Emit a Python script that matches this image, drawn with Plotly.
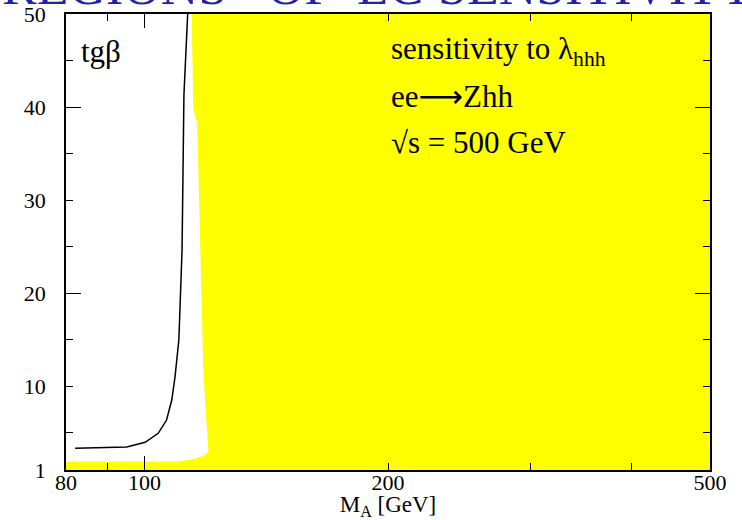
import plotly.graph_objects as go
import math

# ---- data ----
x_range = [80, 500]
y_range = [1, 50]
x_tick_vals = [80, 100, 200, 500]
x_tick_text = ["80", "100", "200", "500"]
x_minor_ticks = [90, 300, 400]
x_long_ticks = [100]
y_tick_vals = [1, 10, 20, 30, 40, 50]
y_tick_text = ["1", "10", "20", "30", "40", "50"]
y_minor_ticks = [5, 15, 25, 35, 45]
y_long_ticks = [20, 40]

# boundary of the non-sensitive (white) region, from top to bottom-left
bnd_ma = [114.4, 114.9, 114.9, 116.2, 116.8, 117.1, 118.2, 119.0, 120.0, 118.2, 114.8, 109.7, 80]
bnd_tgb = [50, 41.8, 39.9, 38.3, 30.0, 24.6, 12.1, 7.45, 2.97, 2.5, 2.15, 1.9, 1.9]

# black curve
curve_ma = [82.1, 95.1, 100.2, 104.0, 106.5, 108.1, 109.1, 110.3, 111.3, 111.9, 113.1]
curve_tgb = [3.33, 3.47, 3.98, 4.94, 6.37, 8.52, 11.0, 15.0, 24.6, 41.3, 50]

title_words = ["REGIONS", "OF", "LC", "SENSITIVITY"]
title_word_x = [0, 265, 355, 436]

# ---- figure ----
W, H = 742, 520
ml, mr, mt, mb = 66, 32, 14, 50
pw, ph = W - ml - mr, H - mt - mb
SERIF = "Liberation Serif"

poly_x = bnd_ma + [x_range[0], x_range[1], x_range[1]]
poly_y = bnd_tgb + [y_range[0], y_range[0], y_range[1]]

fig = go.Figure()
fig.add_trace(go.Scatter(x=poly_x, y=poly_y, fill="toself", fillcolor="#ffff00",
                         mode="lines", line=dict(width=0, color="#ffff00"),
                         showlegend=False, hoverinfo="skip"))
fig.add_trace(go.Scatter(x=curve_ma, y=curve_tgb, mode="lines",
                         line=dict(color="black", width=1.5),
                         showlegend=False, hoverinfo="skip"))
fig.add_trace(go.Scatter(x=[None], y=[None], xaxis="x2", yaxis="y2",
                         showlegend=False, hoverinfo="skip"))

axis_common = dict(showgrid=False, zeroline=False, showline=True, linecolor="black",
                   linewidth=1.5, ticks="inside", tickcolor="black", tickwidth=1.2,
                   mirror="ticks", automargin=False)

fig.update_layout(
    width=W, height=H,
    margin=dict(l=ml, r=mr, t=mt, b=mb, pad=0, autoexpand=False),
    paper_bgcolor="white", plot_bgcolor="white",
    xaxis=dict(type="log", range=[math.log10(x_range[0]), math.log10(x_range[1])],
               tickvals=x_tick_vals, ticktext=x_tick_text, ticklen=7,
               tickfont=dict(family=SERIF, size=22, color="black"),
               ticklabelstandoff=-8,
               minor=dict(tickvals=x_minor_ticks, ticks="inside", ticklen=7,
                          tickcolor="black", tickwidth=1.2, showgrid=False),
               title=dict(text="M<sub>A</sub> [GeV]", standoff=3,
                          font=dict(family=SERIF, size=23, color="black")),
               **axis_common),
    yaxis=dict(range=y_range, tickvals=y_tick_vals, ticktext=y_tick_text, ticklen=7,
               tickfont=dict(family=SERIF, size=22, color="black"),
               ticklabelstandoff=14,
               minor=dict(tickvals=y_minor_ticks, ticks="inside", ticklen=7,
                          tickcolor="black", tickwidth=1.2, showgrid=False),
               **axis_common),
    xaxis2=dict(type="log", range=[math.log10(x_range[0]), math.log10(x_range[1])],
                overlaying="x", anchor="y2", side="bottom", tickvals=x_long_ticks,
                ticklen=14, showticklabels=False, **axis_common),
    yaxis2=dict(range=y_range, overlaying="y", anchor="x2", side="left",
                tickvals=y_long_ticks, ticklen=15, showticklabels=False, **axis_common),
)

def px_x(p):
    return (p - ml) / pw

def px_y(p):
    return 1 - (p - mt) / ph

for word, xp in zip(title_words, title_word_x):
    fig.add_annotation(text=word, xref="paper", yref="paper", x=px_x(xp), y=px_y(17),
                       xanchor="left", yanchor="bottom", showarrow=False,
                       font=dict(family=SERIF, size=52, color="#2323a8"))

ARROW = '<span style="font-family:DejaVu Sans">⟶</span>'
# (text, left px, baseline px, extra offset of box bottom below baseline)
labels = [("tgβ", 79, 62, 9),
          ("sensitivity to λ<sub>hhh</sub>", 389, 61, 12),
          ("ee" + ARROW + "Zhh", 389, 107, 9),
          ("√s = 500 GeV", 389, 153, 9)]
for txt, xp, yb, off in labels:
    fig.add_annotation(text=txt, xref="paper", yref="paper", x=px_x(xp), y=px_y(yb + off),
                       xanchor="left", yanchor="bottom", showarrow=False,
                       font=dict(family=SERIF, size=31, color="black"))

fig.write_html("out.html")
□ □ □ □ □ □ □
Leave the pictures out and copy the rest of the data exactly.

Emit a Python script that matches this image, drawn with Plotly.
import plotly.graph_objects as go
import math

# ---- data ----
x_range = [80, 500]
y_range = [1, 50]
x_tick_vals = [80, 100, 200, 500]
x_tick_text = ["80", "100", "200", "500"]
x_minor_ticks = [90, 300, 400]
x_long_ticks = [100]
y_tick_vals = [1, 10, 20, 30, 40, 50]
y_tick_text = ["1", "10", "20", "30", "40", "50"]
y_minor_ticks = [5, 15, 25, 35, 45]
y_long_ticks = [20, 40]

# boundary of the non-sensitive (white) region, from top to bottom-left
bnd_ma = [114.4, 114.9, 114.9, 116.2, 116.8, 117.1, 118.2, 119.0, 120.0, 118.2, 114.8, 109.7, 80]
bnd_tgb = [50, 41.8, 39.9, 38.3, 30.0, 24.6, 12.1, 7.45, 2.97, 2.5, 2.15, 1.9, 1.9]

# black curve
curve_ma = [82.1, 95.1, 100.2, 104.0, 106.5, 108.1, 109.1, 110.3, 111.3, 111.9, 113.1]
curve_tgb = [3.33, 3.47, 3.98, 4.94, 6.37, 8.52, 11.0, 15.0, 24.6, 41.3, 50]

title_words = ["REGIONS", "OF", "LC", "SENSITIVITY"]
title_word_x = [0, 265, 355, 436]

# ---- figure ----
W, H = 742, 520
ml, mr, mt, mb = 66, 32, 14, 50
pw, ph = W - ml - mr, H - mt - mb
SERIF = "Liberation Serif"

poly_x = bnd_ma + [x_range[0], x_range[1], x_range[1]]
poly_y = bnd_tgb + [y_range[0], y_range[0], y_range[1]]

fig = go.Figure()
fig.add_trace(go.Scatter(x=poly_x, y=poly_y, fill="toself", fillcolor="#ffff00",
                         mode="lines", line=dict(width=0, color="#ffff00"),
                         showlegend=False, hoverinfo="skip"))
fig.add_trace(go.Scatter(x=curve_ma, y=curve_tgb, mode="lines",
                         line=dict(color="black", width=1.5),
                         showlegend=False, hoverinfo="skip"))
fig.add_trace(go.Scatter(x=[None], y=[None], xaxis="x2", yaxis="y2",
                         showlegend=False, hoverinfo="skip"))

axis_common = dict(showgrid=False, zeroline=False, showline=True, linecolor="black",
                   linewidth=1.5, ticks="inside", tickcolor="black", tickwidth=1.2,
                   mirror="ticks", automargin=False)

fig.update_layout(
    width=W, height=H,
    margin=dict(l=ml, r=mr, t=mt, b=mb, pad=0, autoexpand=False),
    paper_bgcolor="white", plot_bgcolor="white",
    xaxis=dict(type="log", range=[math.log10(x_range[0]), math.log10(x_range[1])],
               tickvals=x_tick_vals, ticktext=x_tick_text, ticklen=7,
               tickfont=dict(family=SERIF, size=22, color="black"),
               ticklabelstandoff=-8,
               minor=dict(tickvals=x_minor_ticks, ticks="inside", ticklen=7,
                          tickcolor="black", tickwidth=1.2, showgrid=False),
               title=dict(text="M<sub>A</sub> [GeV]", standoff=3,
                          font=dict(family=SERIF, size=23, color="black")),
               **axis_common),
    yaxis=dict(range=y_range, tickvals=y_tick_vals, ticktext=y_tick_text, ticklen=7,
               tickfont=dict(family=SERIF, size=22, color="black"),
               ticklabelstandoff=14,
               minor=dict(tickvals=y_minor_ticks, ticks="inside", ticklen=7,
                          tickcolor="black", tickwidth=1.2, showgrid=False),
               **axis_common),
    xaxis2=dict(type="log", range=[math.log10(x_range[0]), math.log10(x_range[1])],
                overlaying="x", anchor="y2", side="bottom", tickvals=x_long_ticks,
                ticklen=14, showticklabels=False, **axis_common),
    yaxis2=dict(range=y_range, overlaying="y", anchor="x2", side="left",
                tickvals=y_long_ticks, ticklen=15, showticklabels=False, **axis_common),
)

def px_x(p):
    return (p - ml) / pw

def px_y(p):
    return 1 - (p - mt) / ph

for word, xp in zip(title_words, title_word_x):
    fig.add_annotation(text=word, xref="paper", yref="paper", x=px_x(xp), y=px_y(17),
                       xanchor="left", yanchor="bottom", showarrow=False,
                       font=dict(family=SERIF, size=52, color="#2323a8"))

ARROW = '<span style="font-family:DejaVu Sans">⟶</span>'
# (text, left px, baseline px, extra offset of box bottom below baseline)
labels = [("tgβ", 79, 62, 9),
          ("sensitivity to λ<sub>hhh</sub>", 389, 61, 12),
          ("ee" + ARROW + "Zhh", 389, 107, 9),
          ("√s = 500 GeV", 389, 153, 9)]
for txt, xp, yb, off in labels:
    fig.add_annotation(text=txt, xref="paper", yref="paper", x=px_x(xp), y=px_y(yb + off),
                       xanchor="left", yanchor="bottom", showarrow=False,
                       font=dict(family=SERIF, size=31, color="black"))

fig.write_html("out.html")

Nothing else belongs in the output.